VATICAN CITY — The cardinals of the Catholic church have settled on Tuesday for the start of the papal election.
For days, speculation has been feverish about when they would begin their conclave. They made their decision shortly after beginning the latest of their regular meetings, at 5 p.m. local time, with the news transmitted by an e-mail from the Vatican press office.
So on Tuesday afternoon, the princes of the Catholic church will file into the Sistine Chapel and begin secret, anonymous balloting for a successor to Benedict XVI, who said the transition in motion by resigning the papacy on Feb. 28, the first pope to do so in nearly 600 years.
Since Monday, the cardinals have been meeting daily in a Vatican auditorium for meetings prescribed by the rules governing papal transitions. A few more than 100 of the 150 or so cardinals present have given short speeches about the state of the church and what is needed in the next pope, a subtle form of politicking and auditioning. Another session was scheduled for Saturday.
Vatican analysts and Vaticanisti, those journalists who cover the Holy See and papal matters with a close eye, have theorized about the significance of the congregation’s length. One view is that Italian cardinals and insiders wanted to move quickly to a conclave to stave off too much scrutiny of the scandals that have washed over the Vatican in recent months. Another is that outsiders and foreign cardinals feel the need to explore questions of corruption and mismanagement more deeply.
But other factors are at play. The congregation meetings are the last opportunities for cardinals 80 and above — who are not eligible to vote in the conclave — to voice their views publicly about the church’s direction and the kind of pope who should lead it. A more prosaic cause for the timing of the conclave announcement is an interpretation of Vatican rules on declaring a conclave that requires all the elector cardinals to be present to do so. The last, Cardinal Jean-Baptiste Pham Minh Man, arrived only on Thursday.
The formal discussions have not been focused according to subject matter. The cardinals speak in the order of their requests.
Normally, the conclave should start 15 to 20 days after the end of a papacy, a period intended to include preparations for a papal funeral and for mourning. But Benedict, in the days before he stepped down, revised the rules to allow an earlier start.
The Tuesday start date allows for the cardinals to elect and install a pope from their ranks well ahead of the busy Easter week, which begins on March 24 with Palm Sunday, seven days before Easter itself.

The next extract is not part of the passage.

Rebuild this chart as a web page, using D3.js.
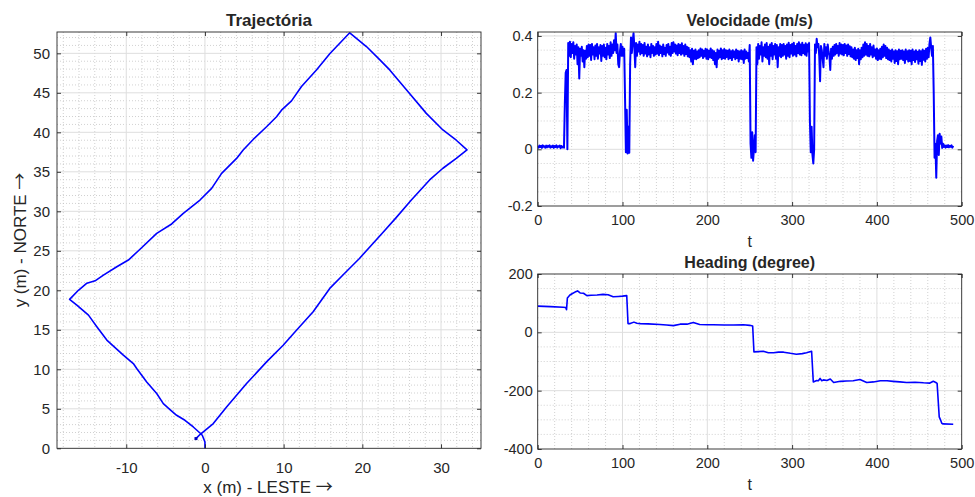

Two of the 117 cardinals under 80 are not attending. They are Cardinal Julius Riyadi Darmaatmadja of Indonesia, who cited ill health, and Keith O’Brien of Scotland, who said he would not be attending after being accused of “inappropriate acts” with priests. He later acknowledged committing sexual misconduct.
On Friday, the cardinals voted to accept the reasons given for the two absences, as they are required to do. The vote was a reminder of the need to choose a pope who is untainted by improprieties. “They’re very concerned about getting somebody clean,” said Robert Mickens, the Vatican correspondent for The Tablet, a London-based Catholic weekly. “The O’Brien scandal is right in their faces,” he said.
There are no clear front-runners, but some cardinals hinted earlier in the week that they believe the church needs a compelling communicator who wins souls through his words and his holy bearing, and a strong-minded administrator who can tackle the disarray and scandal in the Vatican.
Benedict, 85 when he retired, was elected on the fourth round of voting in 2005 — a day after the conclave began — while his predecessor, John Paul II, emerged as pope after a conclave lasting from Oct. 14 to 16, 1978. No conclave since the early 20th century has lasted more than five days.